Ethereum is facing a new governance debate after former Ethereum Foundation researcher Dankrad Feist suggested that the ecosystem may need a new organization with at least $1 billion in funding and stronger alignment with ETH’s economic success.
The proposal is not an official Ethereum Improvement Proposal. It is not an Ethereum Foundation roadmap. But it has touched a sensitive question inside the Ethereum community: should Ethereum rely mainly on decentralized public goods coordination, or does it need a more focused organization to drive growth, execution, and ETH value capture?
Ethereum has one of the largest developer ecosystems in crypto. It remains central to DeFi, stablecoins, tokenized assets, and Layer 2 scaling. Yet some community members argue that Ethereum lacks a well-funded, execution-focused organization that is directly accountable to ETH’s economic success.
The Ethereum Foundation supports protocol research, client development, grants, and ecosystem coordination. But it is not designed to operate like a growth company. It does not exist to maximize ETH price or market share.
Feist’s proposal challenges that model. If Ethereum is competing with Solana, Bitcoin Layer 2s, modular blockchains, and other high-performance networks, is the current coordination model enough?
Ethereum has made major technical progress, including the Merge and the continued expansion of the rollup-centric roadmap. But the market debate around ETH has become more complicated.
Layer 2 networks have helped Ethereum scale, but they have also raised questions about liquidity fragmentation, fee capture, and whether ETH fully benefits from the growth of the broader Ethereum ecosystem.
That is why the phrase ETH value capture has become increasingly important. The question is not whether Ethereum has users or developers. The question is whether ETH, the asset, captures enough value from Ethereum’s network activity.
A new ETH-aligned organization could theoretically focus on several areas.
It could accelerate Layer 1 scaling and protocol upgrades. It could coordinate the Layer 2 ecosystem more effectively. It could support high-value use cases such as stablecoins, DeFi, RWA, and institutional finance.
It could also improve Ethereum’s market narrative and engage more actively with regulators, institutions, and developers.
Supporters may argue that these functions require more capital, speed, and accountability than Ethereum’s current public goods model can provide.
The biggest question is whether ETH holder interests are the same as Ethereum’s long-term interests.
ETH holders naturally want the asset to appreciate. But Ethereum is not only an asset. It is also a settlement layer, developer platform, public infrastructure, and neutral base layer for decentralized applications.
An organization designed to support ETH value could improve execution and market competitiveness. But it could also introduce governance risks. If it becomes too powerful, it may undermine Ethereum’s credible neutrality or create a new center of influence.

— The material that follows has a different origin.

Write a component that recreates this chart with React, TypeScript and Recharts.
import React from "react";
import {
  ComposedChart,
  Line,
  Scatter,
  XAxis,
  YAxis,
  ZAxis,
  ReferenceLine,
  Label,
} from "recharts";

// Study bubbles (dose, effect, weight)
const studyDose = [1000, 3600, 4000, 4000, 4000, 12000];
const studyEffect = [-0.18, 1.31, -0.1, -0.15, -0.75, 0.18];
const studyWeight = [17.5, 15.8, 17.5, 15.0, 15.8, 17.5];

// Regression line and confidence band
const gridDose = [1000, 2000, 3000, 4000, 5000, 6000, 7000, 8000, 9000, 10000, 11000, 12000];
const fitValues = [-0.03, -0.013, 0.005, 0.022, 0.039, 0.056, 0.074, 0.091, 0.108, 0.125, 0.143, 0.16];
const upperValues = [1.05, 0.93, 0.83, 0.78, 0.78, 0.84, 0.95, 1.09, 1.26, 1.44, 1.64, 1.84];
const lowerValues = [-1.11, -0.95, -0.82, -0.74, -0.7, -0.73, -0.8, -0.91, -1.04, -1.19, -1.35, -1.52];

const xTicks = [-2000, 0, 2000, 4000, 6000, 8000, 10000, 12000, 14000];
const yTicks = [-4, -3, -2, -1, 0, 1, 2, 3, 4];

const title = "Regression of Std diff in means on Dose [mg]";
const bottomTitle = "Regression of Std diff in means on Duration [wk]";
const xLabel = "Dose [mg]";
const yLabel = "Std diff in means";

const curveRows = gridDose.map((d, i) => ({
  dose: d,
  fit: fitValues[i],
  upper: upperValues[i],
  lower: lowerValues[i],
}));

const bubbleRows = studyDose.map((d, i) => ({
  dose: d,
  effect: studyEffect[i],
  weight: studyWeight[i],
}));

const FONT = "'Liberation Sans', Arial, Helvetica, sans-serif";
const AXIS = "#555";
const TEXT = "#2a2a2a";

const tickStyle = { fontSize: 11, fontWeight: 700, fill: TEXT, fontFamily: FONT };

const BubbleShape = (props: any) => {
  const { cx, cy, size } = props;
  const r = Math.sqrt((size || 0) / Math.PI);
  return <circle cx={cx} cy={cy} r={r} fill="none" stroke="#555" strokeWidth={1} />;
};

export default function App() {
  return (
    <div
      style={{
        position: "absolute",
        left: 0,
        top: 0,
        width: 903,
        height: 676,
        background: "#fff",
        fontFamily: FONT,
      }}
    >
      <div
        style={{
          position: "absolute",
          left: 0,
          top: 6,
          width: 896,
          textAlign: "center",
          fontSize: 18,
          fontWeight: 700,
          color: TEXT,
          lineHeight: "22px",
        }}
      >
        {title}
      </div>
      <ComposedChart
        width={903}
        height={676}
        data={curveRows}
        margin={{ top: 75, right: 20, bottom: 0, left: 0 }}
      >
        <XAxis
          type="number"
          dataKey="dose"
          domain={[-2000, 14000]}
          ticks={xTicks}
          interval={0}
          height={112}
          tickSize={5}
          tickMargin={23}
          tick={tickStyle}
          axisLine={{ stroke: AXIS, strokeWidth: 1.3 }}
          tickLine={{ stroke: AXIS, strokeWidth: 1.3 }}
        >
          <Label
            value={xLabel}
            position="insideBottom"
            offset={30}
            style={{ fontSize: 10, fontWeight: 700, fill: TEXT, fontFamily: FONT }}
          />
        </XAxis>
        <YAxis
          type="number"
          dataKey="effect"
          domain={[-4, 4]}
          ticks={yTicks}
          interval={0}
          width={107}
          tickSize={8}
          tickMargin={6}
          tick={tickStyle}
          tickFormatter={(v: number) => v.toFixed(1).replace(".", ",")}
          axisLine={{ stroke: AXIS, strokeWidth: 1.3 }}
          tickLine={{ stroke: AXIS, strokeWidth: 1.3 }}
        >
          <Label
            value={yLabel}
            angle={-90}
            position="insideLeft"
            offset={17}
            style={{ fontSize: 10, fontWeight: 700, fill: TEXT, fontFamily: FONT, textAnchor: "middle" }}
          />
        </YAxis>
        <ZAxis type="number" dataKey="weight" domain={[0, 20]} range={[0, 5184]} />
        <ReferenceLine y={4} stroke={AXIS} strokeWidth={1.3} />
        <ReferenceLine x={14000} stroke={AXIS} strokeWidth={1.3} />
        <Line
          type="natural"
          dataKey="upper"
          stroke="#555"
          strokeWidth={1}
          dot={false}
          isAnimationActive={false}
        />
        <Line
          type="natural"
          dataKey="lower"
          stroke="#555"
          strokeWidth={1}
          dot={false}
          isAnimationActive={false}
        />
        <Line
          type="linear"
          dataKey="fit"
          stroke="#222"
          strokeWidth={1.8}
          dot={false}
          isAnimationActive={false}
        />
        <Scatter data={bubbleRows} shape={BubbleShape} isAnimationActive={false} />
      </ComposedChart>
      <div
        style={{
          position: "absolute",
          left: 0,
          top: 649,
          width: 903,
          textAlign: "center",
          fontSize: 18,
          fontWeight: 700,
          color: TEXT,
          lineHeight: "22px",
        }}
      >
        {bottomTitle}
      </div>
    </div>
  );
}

This is why the debate matters. Ethereum’s strength has never been only technical. It has also been cultural and political: the belief that no single actor should control the network.
This proposal should not be treated as a short-term bullish or bearish catalyst. It is not a protocol upgrade, tokenomics change, or formal governance vote.
Its importance is narrative. It shows that Ethereum’s community is actively debating how ETH should capture value, how the Ethereum Foundation should evolve, and whether the ecosystem needs a stronger execution layer outside the foundation.
If this idea develops into a formal organization with funding, a charter, and support from major Ethereum stakeholders, it could become a meaningful part of ETH’s long-term investment thesis.
Who is Dankrad Feist?
Dankrad Feist is a well-known Ethereum researcher associated with Ethereum scaling research, including work related to data availability and danksharding.
Is the $1 billion organization an official Ethereum Foundation plan?
No. It is currently a community discussion and individual proposal, not an official Ethereum Foundation initiative.
Why not let the Ethereum Foundation handle this role?
The Ethereum Foundation is primarily focused on public goods, protocol support, and ecosystem coordination. It is not structured as an ETH price or growth-maximizing organization.
What is ETH value capture?
ETH value capture refers to how much economic value generated by the Ethereum ecosystem ultimately benefits ETH as an asset.
Could this proposal affect the ETH price?
Not directly in the short term. Its impact is more likely to be on Ethereum’s long-term governance and value capture narrative.